Imagine it. You’re in a dimly lit room, stood at a thigh-height table, a low net in the middle. Across from you is a figure, dressed in a suit. You cannot see their face. They have a paddle in hand too. They serve the ball. This is the initial contact, setting out parameters, signing contracts, discussing expenses. You return the ball with ease. All is well. Your project begins.


When I imagine agile workplaces, I think of Foosball, there are more contributors, more places on both sides where the ball can ricochet from. Feedback. You have more chances to get the ball to the other side of the miniature football pitch because there are more bodies. It’s a unified front.


A table tennis paddle is larger than the small players on a foosball table, but, if either you, or the shadowy figure across from you misses, you’ve missed the mark, either from them, or for you, and you lose the point. It a longer process to acquire another point, because of the power of the volley. There’s patience in racket or racket-like sports, a game of chicken between you and your opponent, waiting to see who is willing to gamble, and risk a shortfall. To smash in table tennis, like full-court tennis or badminton, leaves room for a quick rebuttal witch equal force, upwards in a short flicking motion. If every single hit in a volley is the process of having a project rejected due to one issue or another, then, it simply draws out the process.


Meanwhile, an agile project, likened to foosball, unlike table tennis, can have multiple players playing against opponents, as well as all of the miniature players, united by both the rod they’re mounted on, but also the common goal of scoring a point.

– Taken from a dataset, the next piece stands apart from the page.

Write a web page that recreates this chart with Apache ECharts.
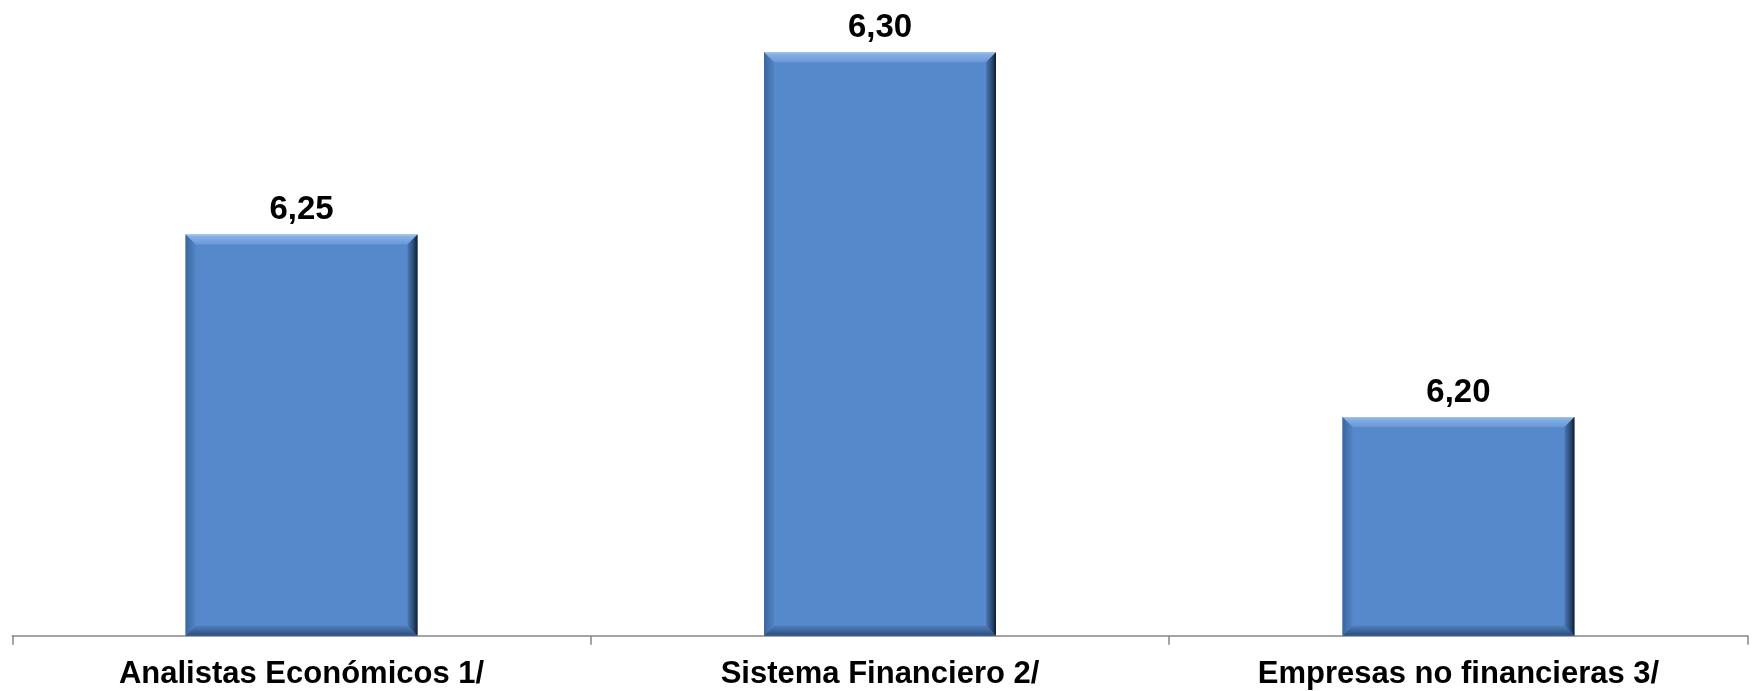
<!DOCTYPE html>
<html><head><meta charset="utf-8">
<script src="https://cdn.jsdelivr.net/npm/echarts@6/dist/echarts.min.js"></script>
<style>html,body{margin:0;padding:0;background:#fff}#c{width:1754px;height:691px}</style>
</head><body><div id="c"></div>
<script>
const categories = ['Analistas Económicos 1/', 'Sistema Financiero 2/', 'Empresas no financieras 3/'];
const values = [6.25, 6.30, 6.20];
const yMin = 6.14, yMax = 6.30;

const G = echarts.graphic;
function renderBevel(params, api) {
  const idx = api.value(0), val = api.value(1);
  const top = api.coord([idx, val]);
  const base = api.coord([idx, yMin]);
  const w = api.size([1, 0])[0] * 0.401;
  const x0 = top[0] - w / 2, x1 = top[0] + w / 2, y0 = top[1], y1 = base[1];
  const b = 10;
  return {
    type: 'group',
    children: [
      {type: 'rect', shape: {x: x0, y: y0, width: x1 - x0, height: y1 - y0}, style: {fill: '#5689cc'}},
      {type: 'polygon', shape: {points: [[x0, y0], [x1, y0], [x1 - b, y0 + b], [x0 + b, y0 + b]]},
        style: {fill: new G.LinearGradient(0, 0, 0, 1, [{offset: 0, color: '#a9c6ec'}, {offset: 0.2, color: '#86b0e6'}, {offset: 1, color: '#6898d6'}])}},
      {type: 'polygon', shape: {points: [[x0, y0], [x0 + b, y0 + b], [x0 + b, y1 - b], [x0, y1]]},
        style: {fill: new G.LinearGradient(0, 0, 1, 0, [{offset: 0, color: '#3b679f'}, {offset: 1, color: '#5283c3'}])}},
      {type: 'polygon', shape: {points: [[x0, y1], [x1, y1], [x1 - b, y1 - b], [x0 + b, y1 - b]]},
        style: {fill: new G.LinearGradient(0, 0, 0, 1, [{offset: 0, color: '#4f7fbd'}, {offset: 1, color: '#2c4d7b'}])}},
      {type: 'polygon', shape: {points: [[x1, y0], [x1, y1], [x1 - b, y1 - b], [x1 - b, y0 + b]]},
        style: {fill: new G.LinearGradient(0, 0, 1, 0, [{offset: 0, color: '#4a78b4'}, {offset: 0.6, color: '#2b4a74'}, {offset: 1, color: '#0e1a2c'}])}}
    ]
  };
}

const chart = echarts.init(document.getElementById('c'), null, {renderer: 'canvas'});
chart.setOption({
  animation: false,
  backgroundColor: '#ffffff',
  grid: {left: 12.3, right: 6.3, top: 52.3, bottom: 55.3, containLabel: false, outerBoundsMode: 'none'},
  xAxis: {
    type: 'category', data: categories,
    axisLine: {lineStyle: {color: '#868686', width: 1.5}},
    axisTick: {show: true, length: 9, lineStyle: {color: '#868686', width: 1.5}},
    axisLabel: {color: '#000', fontFamily: 'Liberation Sans, Arial, sans-serif', fontWeight: 'bold', fontSize: 31, margin: 23}
  },
  yAxis: {type: 'value', min: yMin, max: yMax, show: false, splitLine: {show: false}},
  series: [
    {
      type: 'custom', data: values.map((v, i) => [i, v]), renderItem: renderBevel, z: 2
    },
    {
      type: 'bar', data: values, barWidth: '40.1%', z: 3,
      itemStyle: {color: 'rgba(0,0,0,0)'},
      label: {
        show: true, position: 'top', distance: 8,
        formatter: p => p.value.toFixed(2).replace('.', ','),
        color: '#000', fontFamily: 'Liberation Sans, Arial, sans-serif', fontWeight: 'bold', fontSize: 33
      }
    }
  ]
});
</script></body></html>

Each and every member of “Mini-Chelsea” can send the ball into “Mini-Arsenal”’s goal. This is feedback, more parties involved in the process, the ball moving faster and points being scored quickly.


I can imagine a two-inch tall commentator sat in a box offside, shouting as the volley between the members of each of these miniature teams commences in the foosball table, declaring where the ball goes, who strikes it, and how it ends up in the goal. What is a table tennis commentator to say in comparison, from “company to client, back to company, back to client”?


Surely you can see why scrums, and subsequent agile practice can be like foosball?